Wednesday, August 12th, 2015
South River Dolphin will be Remembered by Many

by David Wheeler, Executive Director

South River Dolphin Photo by David Wheeler

This time of year, many beachgoers thrill to the sight of pods of bottlenose dolphins swimming past, each animal porpoising over the moving sea’s surface before it disappears back under the surf for another few moments. Recent weeks have brought some lucky New Jerseyans the chance to watch seemingly never-ending pods of dolphins swim past, one after another like some Atlantic Serengeti.


About the last place you might expect to see a bottlenose dolphin is a stone’s throw from the commuters speeding past on eight traffic lanes of Route 18 on the Old Bridge – East Brunswick border in the central heart of the state, a good 20-minute drive from the nearest bay coast. Here, amidst the parking lots and criss-crossing thoroughfares and working-class stores, crowds of families and couples and kids young and old lined up two deep, day after day, last week along a narrow bridge over the South River. All to watch a wild bottlenose dolphin from a closer vantage point than most of us will ever get outside of an aquarium or amusement park.


Every 50 seconds or so, an anxious murmur gave way to gasps, fingers pointing, cell phone cameras clicking, and cries of “There it is!” The dolphin breached the surface for just long enough to get its necessary air – a second, two at most – before vanishing again. For several days the dolphin returned, as the media reported on it and the crowds grew larger.


Photo of the crowd by David Wheeler


While the dolphin swam underwater, talk amongst the visitors ranged from awe – “I saw it Mom!” and “He’s bigger than I thought!” – to curiosity – “Are they supposed to be here?” and “Where will it come up next?” – to emotion – “I can’t believe we’re lucky enough to see this!” and “It’s beautiful!”


But the discussions also presciently invoked fear and concern – “Is it sick?” “Stranded?” and “Shouldn’t it be with the other dolphins?”


As it turned out, the dolphin was indeed sick. It was dying. Trained volunteers tried to shepherd it out to more accommodating waters, but the dolphin couldn’t make it back out to the open water from its final resting place.


The dolphin was considered to be emaciated, and will be studied with a necropsy. We have no insight yet on whether the dolphin suffered from morbillivirus, a disease which has claimed the lives of hundreds of bottlenose dolphins in recent years along the East Coast.

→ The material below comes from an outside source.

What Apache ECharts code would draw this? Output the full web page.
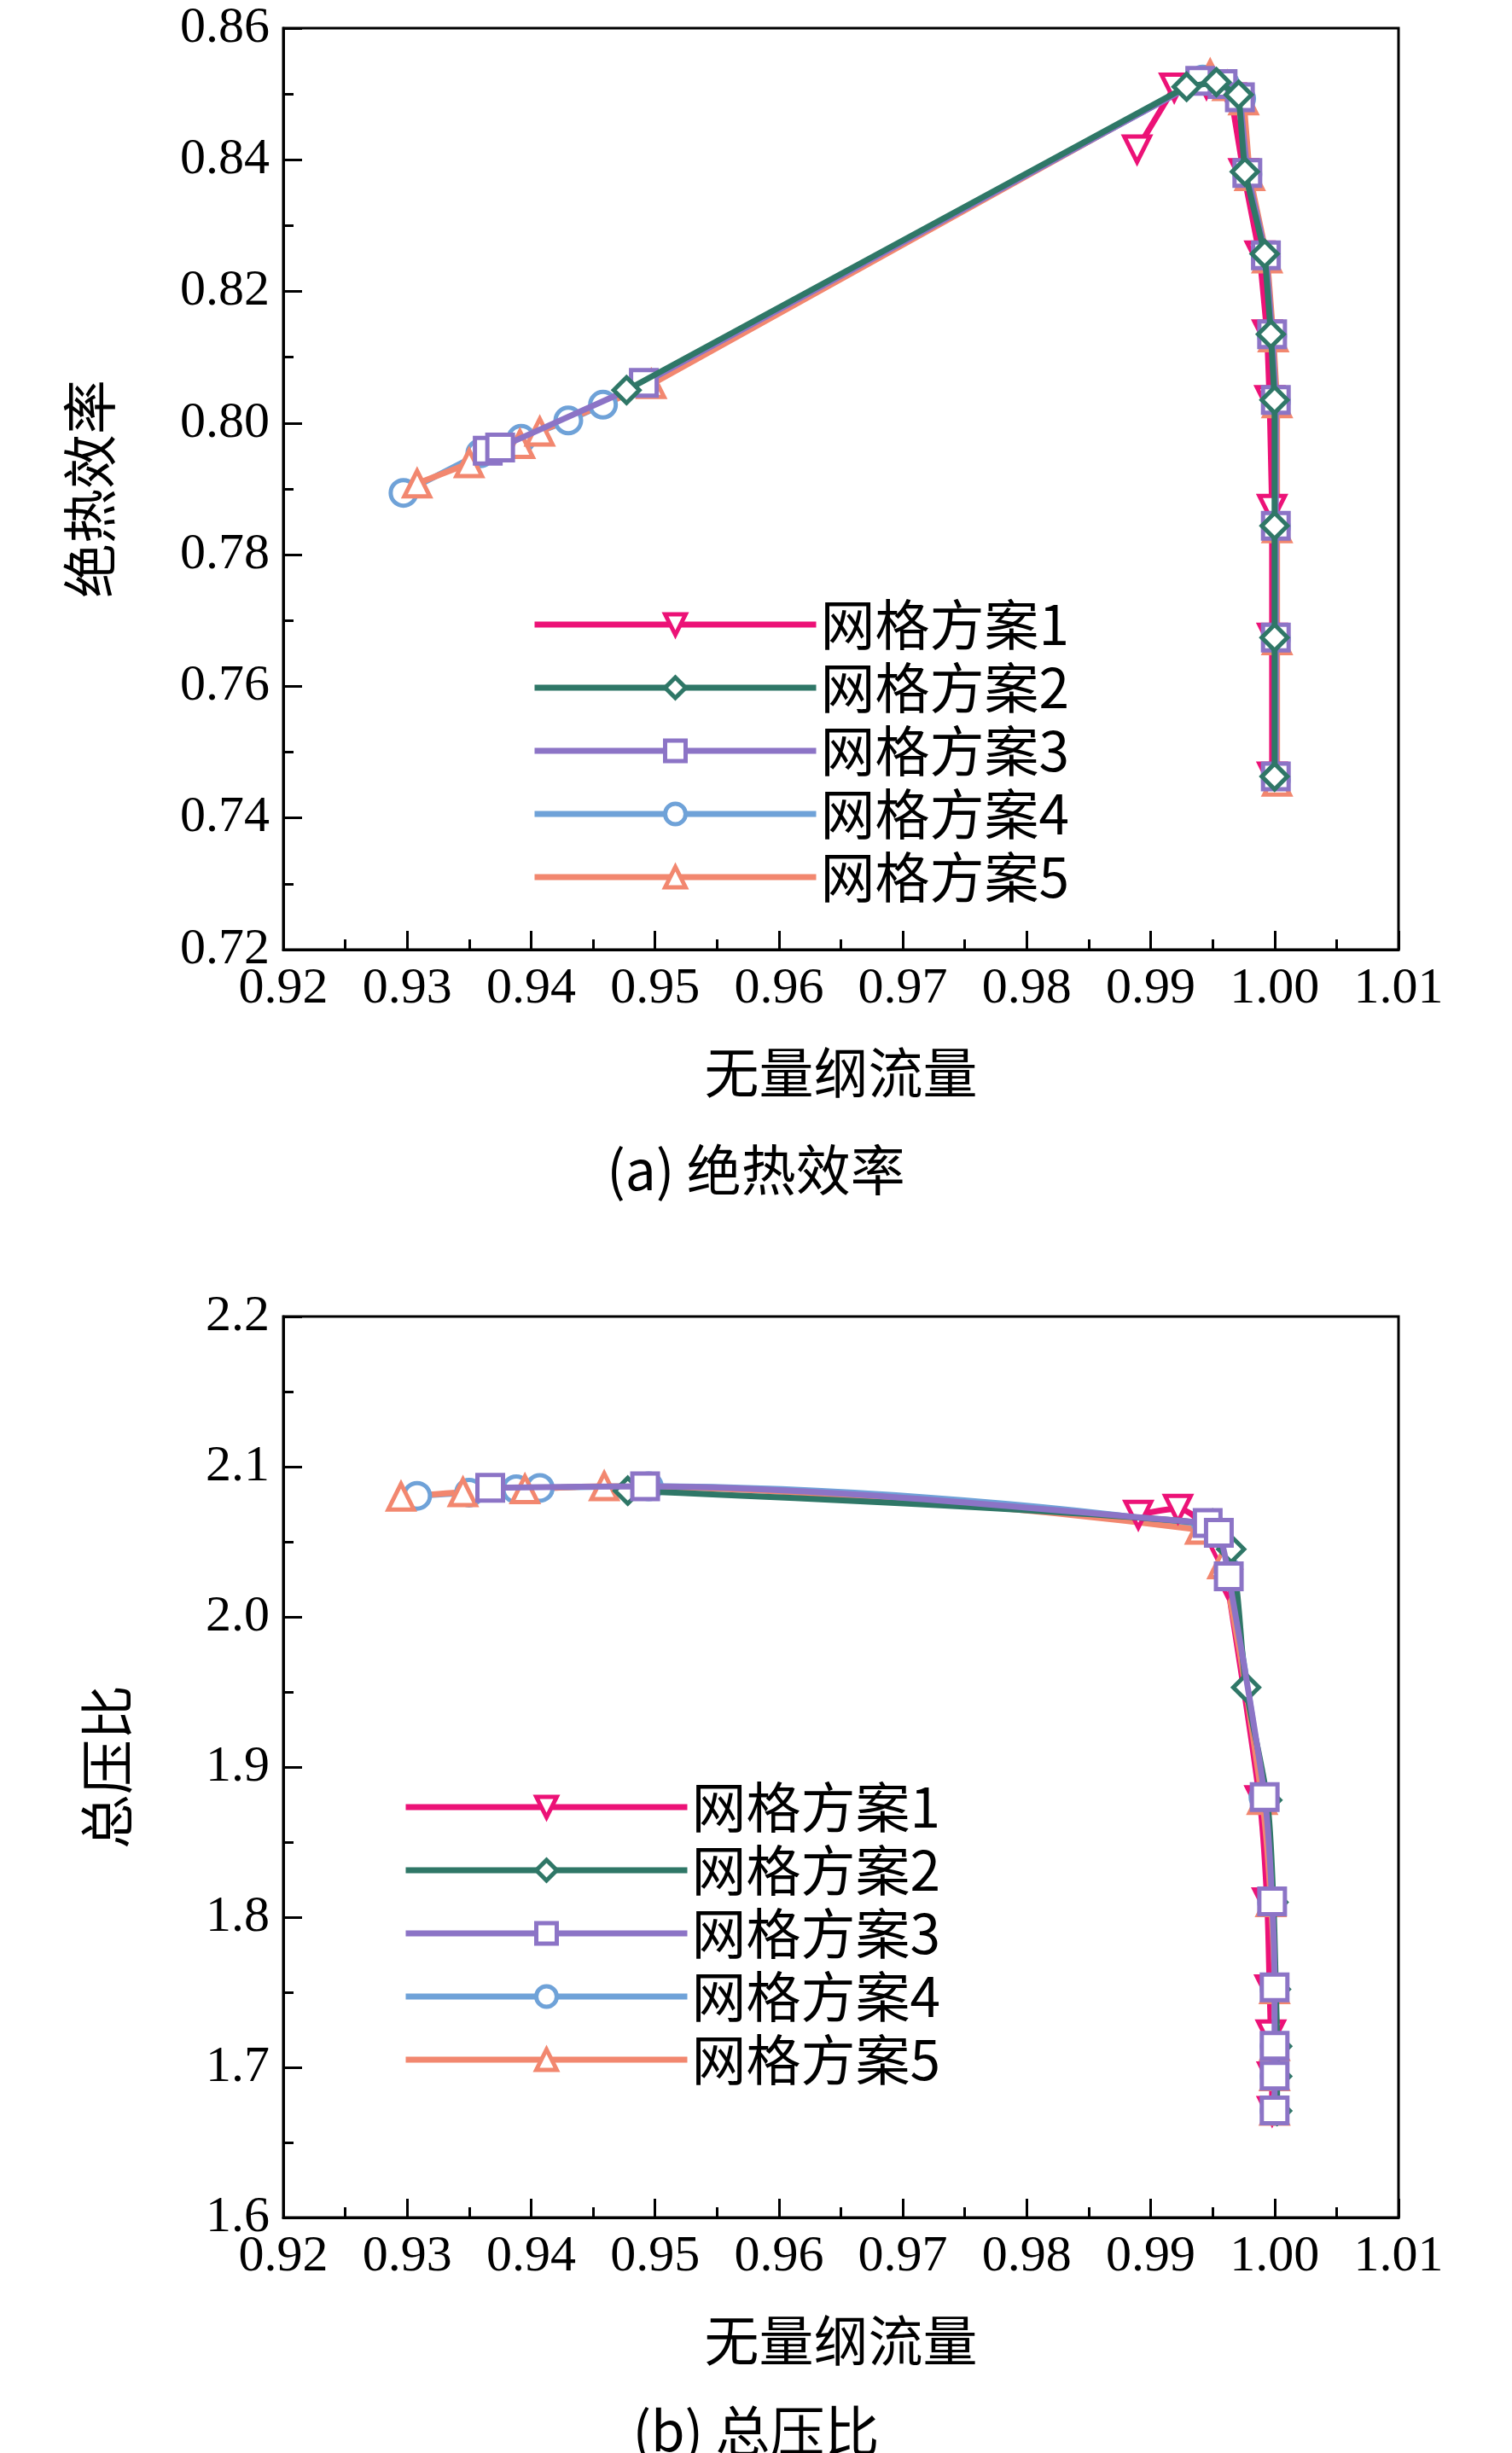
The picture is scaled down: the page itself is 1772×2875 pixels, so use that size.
<!DOCTYPE html>
<html><head><meta charset="utf-8">
<script src="https://cdn.jsdelivr.net/npm/echarts@6/dist/echarts.min.js"></script>
<style>html,body{margin:0;background:#fff}#c{width:1772px;height:2875px}</style>
</head><body><div id="c"></div>
<script>
var names = ['网格方案1','网格方案2','网格方案3','网格方案4','网格方案5'];
var colors = ['#ec1277','#2f7767','#8c74c6','#6fa2d8','#f2876f'];
var symbols = ['triangle','diamond','rect','circle','triangle'];
var rotates = [180,0,0,0,0];

// (a) 绝热效率
var effA = [
  [[0.9889,0.8416],[0.9919,0.8510],[0.9945,0.8515],[0.9965,0.8495],[0.9975,0.8380],[0.9988,0.8255],[0.9994,0.8135],[0.9996,0.8035],[0.9998,0.7870],[0.9998,0.7674],[0.9998,0.7463]],
  [[0.9477,0.8050],[0.9929,0.8511],[0.9953,0.8518],[0.9971,0.8499],[0.9976,0.8382],[0.9992,0.8257],[0.9997,0.8135],[1.0000,0.8035],[1.0000,0.7844],[1.0000,0.7674],[1.0000,0.7463]],
  [[0.9365,0.7958],[0.9375,0.7963],[0.9491,0.8061],[0.9940,0.8520],[0.9958,0.8515],[0.9972,0.8495],[0.9978,0.8380],[0.9993,0.8255],[0.9998,0.8135],[1.0001,0.8035],[1.0001,0.7844],[1.0001,0.7674],[1.0001,0.7463]],
  [[0.9297,0.7894],[0.9359,0.7954],[0.9392,0.7976],[0.9430,0.8004],[0.9458,0.8028],[0.9942,0.8522],[0.9960,0.8515],[0.9973,0.8493],[0.9978,0.8378],[0.9993,0.8253],[0.9998,0.8132],[1.0001,0.8033],[1.0001,0.7842],[1.0001,0.7672],[1.0001,0.7458]],
  [[0.9308,0.7908],[0.9350,0.7939],[0.9391,0.7968],[0.9407,0.7987],[0.9497,0.8059],[0.9948,0.8530],[0.9962,0.8512],[0.9975,0.8490],[0.9980,0.8375],[0.9994,0.8250],[0.9999,0.8130],[1.0002,0.8030],[1.0002,0.7840],[1.0002,0.7670],[1.0002,0.7455]]
];
// (b) 总压比
var prB = [
  [[0.9890,2.068],[0.9922,2.072],[0.9950,2.055],[0.9958,2.040],[0.9962,2.022],[0.9988,1.878],[0.9994,1.810],[0.9996,1.752],[0.9997,1.722],[0.9998,1.694],[0.9998,1.671]],
  [[0.9478,2.084],[0.9950,2.062],[0.9965,2.045],[0.9977,1.953],[0.9994,1.878],[0.9999,1.810],[1.0001,1.752],[1.0002,1.714],[1.0002,1.694],[1.0002,1.671]],
  [[0.9367,2.086],[0.9492,2.087],[0.9946,2.0625],[0.9955,2.056],[0.9963,2.027],[0.9992,1.880],[0.9998,1.8105],[1.0000,1.7532],[1.0000,1.7144],[1.0000,1.6944],[1.0000,1.6713]],
  [[0.9308,2.0806],[0.9350,2.0827],[0.9388,2.0850],[0.9407,2.0858],[0.9495,2.0869],[0.9945,2.060],[0.9962,2.030],[0.9991,1.880],[0.9998,1.810],[1.0000,1.752],[1.0000,1.714],[1.0000,1.694],[1.0000,1.671]],
  [[0.9295,2.0800],[0.9345,2.0830],[0.9395,2.0850],[0.9459,2.0870],[0.9940,2.058],[0.9958,2.035],[0.9990,1.878],[0.9997,1.810],[1.0000,1.752],[1.0000,1.714],[1.0000,1.694],[1.0000,1.671]]
];
var xTicks = [0.92,1.01];
var yTicksA = [0.72,0.86];
var yTicksB = [1.6,2.2];

var serif = '"Liberation Serif",serif';
var cjk = '"Noto Sans CJK SC",serif';

function xAx(gi){
  return {type:'value',gridIndex:gi,min:xTicks[0],max:xTicks[1],interval:0.01,
    axisLine:{onZero:false,lineStyle:{color:'#000',width:3}},
    axisTick:{inside:true,length:22,lineStyle:{color:'#000',width:3}},
    minorTick:{show:true,splitNumber:2,length:12,lineStyle:{color:'#000',width:3}},
    splitLine:{show:false},
    axisLabel:{fontFamily:serif,fontSize:60,color:'#000',margin:16,formatter:function(v){return v.toFixed(2);}},
    name:'无量纲流量',nameLocation:'middle',nameGap:112,nameTextStyle:{fontFamily:cjk,fontSize:64,color:'#000'}};
}
function yAx(gi,r,iv,dec,nm){
  return {type:'value',gridIndex:gi,min:r[0],max:r[1],interval:iv,
    axisLine:{onZero:false,lineStyle:{color:'#000',width:3}},
    axisTick:{inside:true,length:22,lineStyle:{color:'#000',width:3}},
    minorTick:{show:true,splitNumber:2,length:12,lineStyle:{color:'#000',width:3}},
    splitLine:{show:false},
    axisLabel:{fontFamily:serif,fontSize:60,color:'#000',margin:16,formatter:function(v){return v.toFixed(dec);}},
    name:nm,nameLocation:'middle',nameGap:dec===2?195:175,nameRotate:90,nameTextStyle:{fontFamily:cjk,fontSize:64,color:'#000'}};
}
var zA = [3,6,4,3,3], zB = [3,4,6,3,3];
var series = [];
[effA,prB].forEach(function(set,gi){
  set.forEach(function(d,i){
    series.push({name:names[i],type:'line',xAxisIndex:gi,yAxisIndex:gi,data:d,
      smooth:gi===1?0.3:false,symbol:symbols[i],symbolRotate:rotates[i],symbolSize:30,
      lineStyle:{color:colors[i],width:7},
      itemStyle:{color:'#fff',borderColor:colors[i],borderWidth:5},z:(gi===0?zA:zB)[i]});
  });
});
function leg(left,top){
  return {data:names,orient:'vertical',left:left,top:top,itemWidth:330,itemHeight:30,itemGap:10,
    lineStyle:{width:7},itemStyle:{borderWidth:5},
    textStyle:{fontFamily:cjk,fontSize:64,color:'#000'},selectedMode:false};
}
var chart = echarts.init(document.getElementById('c'));
chart.setOption({
  backgroundColor:'#fff',animation:false,
  grid:[{left:332,width:1307,top:33,height:1080,show:true,borderColor:'#000',borderWidth:3},
        {left:332,width:1307,top:1543,height:1056,show:true,borderColor:'#000',borderWidth:3}],
  xAxis:[xAx(0),xAx(1)],
  yAxis:[yAx(0,yTicksA,0.02,2,'绝热效率'),yAx(1,yTicksB,0.1,1,'总压比')],
  legend:[leg(618,695),leg(467,2081)],
  title:[{text:'(a) 绝热效率',left:'center',top:1334,textStyle:{fontFamily:cjk,fontSize:64,fontWeight:'normal',color:'#000'}},
         {text:'(b) 总压比',left:'center',top:2812,textStyle:{fontFamily:cjk,fontSize:64,fontWeight:'normal',color:'#000'}}],
  series:series
});
</script></body></html>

My son and I watched the dolphin on a Friday evening, not long before dusk. Later that weekend I learned that the dolphin had died the very next day.


Yet in spending its last few days as it did, the dolphin became an unexpected guest for a local inland community that never anticipated such a marine visitor – but cherished the chance to greet it. All told, the dolphin spent much of a week in its retirement home upstream in the South River, in the shadow of Route 527 to the steady hum of Route 18 traffic, visited and admired by many hundreds of people.


Just like past New Jersey visitors, similar to the Trenton beluga whale and the Merrill Creek Reservoir snowy owl, the South River dolphin found an out-of-the-way place that it could call home, albeit temporarily.


The South River dolphin has finally moved on – but it will be remembered.


David Wheeler is the Executive Director of Conserve Wildlife Foundation of New Jersey.